This idea by Emerson is one I've been struggling to impress upon myself in my attempts to not be a little mind. My problem is that I hesitate when I am not sure. This habit has been taught to me from youth, and it follows common sense. So what's the problem with it? Well, what are the things that makes one sure? A lot of times it is the concurring opinion of peers. And therein lies the rub, because following the conventional habit leads to the perverse situation where a person hesitates in expressing their opinion unless it is the opinion of many. Emerson tells us to "speak what you think now in hard words, and to-morrow speak what to-morrow thinks in hard words again, though it contradict every thing you said to-day". Inconsistency is a necessary evil: it can only be avoided if we are unwilling to speak unless assured of the agreement of others or if, like many politicians do, we insist on protecting an idea that has ceased to serve its function.

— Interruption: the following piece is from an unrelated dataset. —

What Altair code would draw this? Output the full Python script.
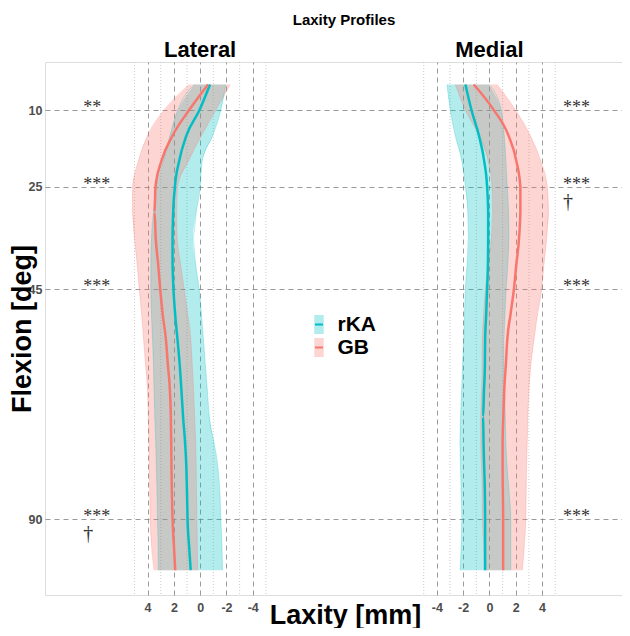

To people who are offended by inconsistencies we should quote the above title to which Emerson adds that "with consistency a great soul has simply nothing to do". Or better yet, we should quote Walt Whitman, another great mind: "Do I contradict myself?/Very well then I contradict myself,/(I am large, I contain multitudes.)"

And yet I do hesistate, I do fear saying something stupid and then having to protect it. And when I do say something stupid I do feel a petty need to stick to my folly. Woe unto me, I am truly a little mind, or I have the habits of a little mind, but I am working on it. I am not talking about debates here, either. I'm talking about the casualest of  conversations. It is plainly ridiculous that I should keep myself from saying what comes to mind because I fear being caught in an inconsistency, a fib, or an embelishment, especially since in most casual conversation people are more interested in what they are saying than in what you are saying.

My problem is not that I hold my potential utterances to too high a standard, it is that I hold them to the wrong standard: consistency instead of integrity. Emerson tells us that "A man should learn to detect and watch that gleam of light which flashes across his mind from within" since "To believe your own thought, to believe that what is true for you in your private heart is true for all men,--that is genius". I have read these words often and carefully. I agree with them entirely. But apparently, I have not internalized them and I continue to instictively reject the gleam. I excuse myself by quoting further that "Society everywhere is in conspiracy against the manhood of every one of its members". I should not excuse myself. Not if I do not wish to remain a little mind. "It is easy in the world to live after the world's opinion; it is easy in solitude to live after our own; but the great man is he who in the midst of the crowd keeps with perfect sweetness the independence of solitude." It is easy, God damn it, but it doesn't pay off.